Optional arities for reader-macro and special-result procedures allow
them to distinguish reads via @scheme[read], @|etc| from reads via
@scheme[read-syntax], @|etc| (where the source value is @scheme[#f] and
no other location information is available).
When a reader-extension procedure is called in syntax-reading mode
(via @scheme[read-syntax], @|etc|), it should generally return a syntax
object that has no lexical context (e.g., a syntax object created
using @scheme[datum->syntax] with @scheme[#f] as the first
argument and with the given location information as the third
argument). Another possible result is a special-comment value (see
@secref["special-comments"]). If the procedure's result is not a
syntax object and not a special-comment value, it is converted to one
using @scheme[datum->syntax].
When a reader-extension procedure is called in non-syntax-reading
modes, it should generally not return a syntax object. If a syntax
object is returned, it is converted to a plain value using
@scheme[syntax-object->datum].
In either context, when the result from a reader-extension procedure
is a special-comment value (see @secref["special-comments"]), then
@scheme[read], @scheme[read-syntax], @|etc| treat the value as a
delimiting comment and otherwise ignore it.
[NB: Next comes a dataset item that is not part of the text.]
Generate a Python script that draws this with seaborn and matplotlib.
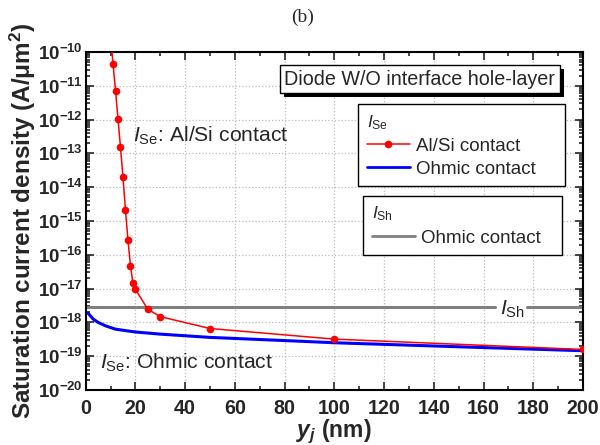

Also, in either context, the result may be copied to prevent mutation
to vectors or boxes before the read result is completed, and to
support the construction of graphs with cycles. Mutable boxes,
vectors, and @tech{prefab} structures are copied, along with any
pairs, boxes, vectors, pre prefab structures that lead to such mutable
values, to placeholders produced by a recursive read (see
@scheme[read/recursive]), or to references of a shared value. Graph
structure (including cycles) is preserved in the copy.
@;------------------------------------------------------------------------
@section[#:tag "special-comments"]{Special Comments}
@defproc[(make-special-comment [v any/c]) special-comment?]{
Creates a special-comment value that encapsulates @scheme[v]. The
@scheme[read], @scheme[read-syntax], @|etc| procedures treat values
constructed with @scheme[make-special-comment] as delimiting
whitespace when returned by a reader-extension procedure (see
@secref["reader-procs"]).}
@defproc[(special-comment? [v any/c]) boolean?]{
Returns @scheme[#t] if @scheme[v] is the result of
@scheme[make-special-comment], @scheme[#f] otherwise.}
@defproc[(special-comment-value [sc special-comment?]) any]{
Returns the value encapsulated by the special-comment value
@scheme[sc]. This value is never used directly by a reader, but it
might be used by the context of a @scheme[read-char-or-special], @|etc|
call that detects a special comment.}